According to a recent report from the consulting firm Deloitte “Recreational Marijuana – Insights and Opportunities,” the Canadian retail cannabis market is projected to be between $4.9 billion and $8.7 billion annually. In that same report, Deloitte further estimates that satisfying the recreational cannabis market will mean producing 600,000 kilograms of marijuana annually – far more than the existing licensed producers under the ACMPR grow for medicinal purposes.
Board of Directors
The Company announces the resignation of Byron Sheppard from the board of directors in order to focus his efforts on Future Harvest. The Company wishes to thank Mr. Sheppard for his dedication and service to the Company as a valuable member of the board of directors. Mr. Sheppard will continue in his role as a director of Future Harvest.
Stock Options
The Company also announces it has granted an aggregate of 600,000 stock options to directors, officers and consultants of the Company. Each option is exercisable at a price of $1.88 per share for a period of five years.

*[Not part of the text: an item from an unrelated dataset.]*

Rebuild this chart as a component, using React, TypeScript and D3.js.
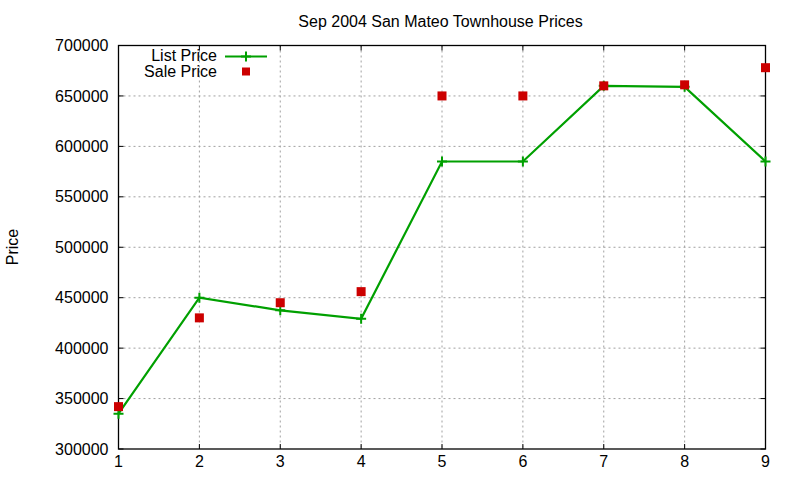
import React, { useEffect, useRef } from "react";
import * as d3 from "d3";

const xValues = [1, 2, 3, 4, 5, 6, 7, 8, 9];
const listPrice = [335000, 450000, 437500, 429000, 585000, 585000, 660000, 659000, 585000];
const salePrice = [342000, 430000, 445000, 456000, 650000, 650000, 660000, 661000, 678000];
const yTicks = [300000, 350000, 400000, 450000, 500000, 550000, 600000, 650000, 700000];
const xTicks = [1, 2, 3, 4, 5, 6, 7, 8, 9];
const title = "Sep 2004 San Mateo Townhouse Prices";
const yLabel = "Price";
const seriesNames = ["List Price", "Sale Price"];

export default function App() {
  const ref = useRef<SVGSVGElement>(null);
  useEffect(() => {
    document.body.style.margin = "0";
    const svg = d3.select(ref.current);
    svg.selectAll("*").remove();
    const W = 800, H = 480;
    const m = { left: 118.5, right: 765.5, top: 45.5, bottom: 449 };
    const font = "Liberation Sans, Arial, sans-serif";
    const x = d3.scaleLinear().domain([1, 9]).range([m.left, m.right]);
    const y = d3.scaleLinear().domain([300000, 700000]).range([m.bottom, m.top]);

    svg.append("rect").attr("width", W).attr("height", H).attr("fill", "white");

    // grid
    const g = svg.append("g");
    xTicks.forEach((t) => {
      if (t === 1 || t === 9) return;
      g.append("line").attr("x1", x(t)).attr("x2", x(t)).attr("y1", m.top).attr("y2", m.bottom)
        .attr("stroke", "#a0a0a0").attr("stroke-width", 1).attr("stroke-dasharray", "2,3");
    });
    yTicks.forEach((t) => {
      if (t === 300000 || t === 700000) return;
      g.append("line").attr("x1", m.left).attr("x2", m.right).attr("y1", y(t)).attr("y2", y(t))
        .attr("stroke", "#a0a0a0").attr("stroke-width", 1).attr("stroke-dasharray", "2,3");
    });

    // ticks (inward, mirrored)
    const tl = 5;
    yTicks.forEach((t) => {
      g.append("line").attr("x1", m.left).attr("x2", m.left + tl).attr("y1", y(t)).attr("y2", y(t)).attr("stroke", "black");
      g.append("line").attr("x1", m.right).attr("x2", m.right - tl).attr("y1", y(t)).attr("y2", y(t)).attr("stroke", "black");
      g.append("text").attr("x", m.left - 10).attr("y", y(t)).attr("dy", "0.35em").attr("text-anchor", "end")
        .attr("font-family", font).attr("font-size", 16).text(String(t));
    });
    xTicks.forEach((t) => {
      g.append("line").attr("x1", x(t)).attr("x2", x(t)).attr("y1", m.bottom).attr("y2", m.bottom - tl).attr("stroke", "black");
      g.append("line").attr("x1", x(t)).attr("x2", x(t)).attr("y1", m.top).attr("y2", m.top + tl).attr("stroke", "black");
      g.append("text").attr("x", x(t)).attr("y", m.bottom + 18).attr("text-anchor", "middle")
        .attr("font-family", font).attr("font-size", 16).text(String(t));
    });

    // frame
    g.append("rect").attr("x", m.left).attr("y", m.top).attr("width", m.right - m.left).attr("height", m.bottom - m.top)
      .attr("fill", "none").attr("stroke", "black").attr("stroke-width", 1.3);

    // title & ylabel
    svg.append("text").attr("x", 440.5).attr("y", 26.5).attr("text-anchor", "middle").attr("font-family", font)
      .attr("font-size", 16).text(title);
    svg.append("text").attr("transform", `translate(18,247) rotate(-90)`).attr("text-anchor", "middle")
      .attr("font-family", font).attr("font-size", 16).text(yLabel);

    const green = "#00a000", red = "#cc0000";
    const line = d3.line<number>().x((_, i) => x(xValues[i])).y((d) => y(d));
    svg.append("path").attr("d", line(listPrice) as string).attr("fill", "none").attr("stroke", green).attr("stroke-width", 2.2);
    const plus = (px: number, py: number) => {
      svg.append("path").attr("d", `M${px - 5},${py}H${px + 5}M${px},${py - 5}V${py + 5}`)
        .attr("stroke", green).attr("stroke-width", 2);
    };
    listPrice.forEach((v, i) => plus(x(xValues[i]), y(v)));
    salePrice.forEach((v, i) => {
      svg.append("rect").attr("x", x(xValues[i]) - 4.5).attr("y", y(v) - 4.5).attr("width", 9).attr("height", 9).attr("fill", red);
    });

    // legend
    svg.append("text").attr("x", 217).attr("y", 55).attr("dy", "0.35em").attr("text-anchor", "end")
      .attr("font-family", font).attr("font-size", 16).text(seriesNames[0]);
    svg.append("text").attr("x", 217).attr("y", 71).attr("dy", "0.35em").attr("text-anchor", "end")
      .attr("font-family", font).attr("font-size", 16).text(seriesNames[1]);
    svg.append("line").attr("x1", 225).attr("x2", 267).attr("y1", 56.5).attr("y2", 56.5).attr("stroke", green).attr("stroke-width", 2.2);
    plus(246, 56.5);
    svg.append("rect").attr("x", 242).attr("y", 67.5).attr("width", 8).attr("height", 8).attr("fill", red);
  }, []);
  return <svg ref={ref} width={800} height={480} style={{ display: "block" }} />;
}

Restatement of Financial Statements
The Company also announces it has identified certain non-cash errors in its consolidated financial statements for the year ended January 31, 2016. The errors are related to inventory and the accounting for the acquisition of Future Harvest Development Ltd. The Company intends to correct these errors and restate its consolidated financial statements for the year ended January 31, 2016 when it files its fiscal 2017 consolidated financial statements which are due at the end of May 2017. The Company estimates that the errors may result in a decrease in net income of approximately $180,000 and a decrease in net earnings per share of $0.05 for the year ended January 31, 2016.
About InvictusMD Strategies Corp.
InvictusMD Strategies Corp. is focused on three main verticals within the burgeoning Canadian cannabis sector: Licensed Producers under the ACMPR including an investment in a fully licensed facility, AB Laboratories Inc.; Fertilizer and Nutrients through Future Harvest Development Ltd.; and Cannabis Data and Delivery, with its wholly owned subsidiary Poda Technologies Ltd.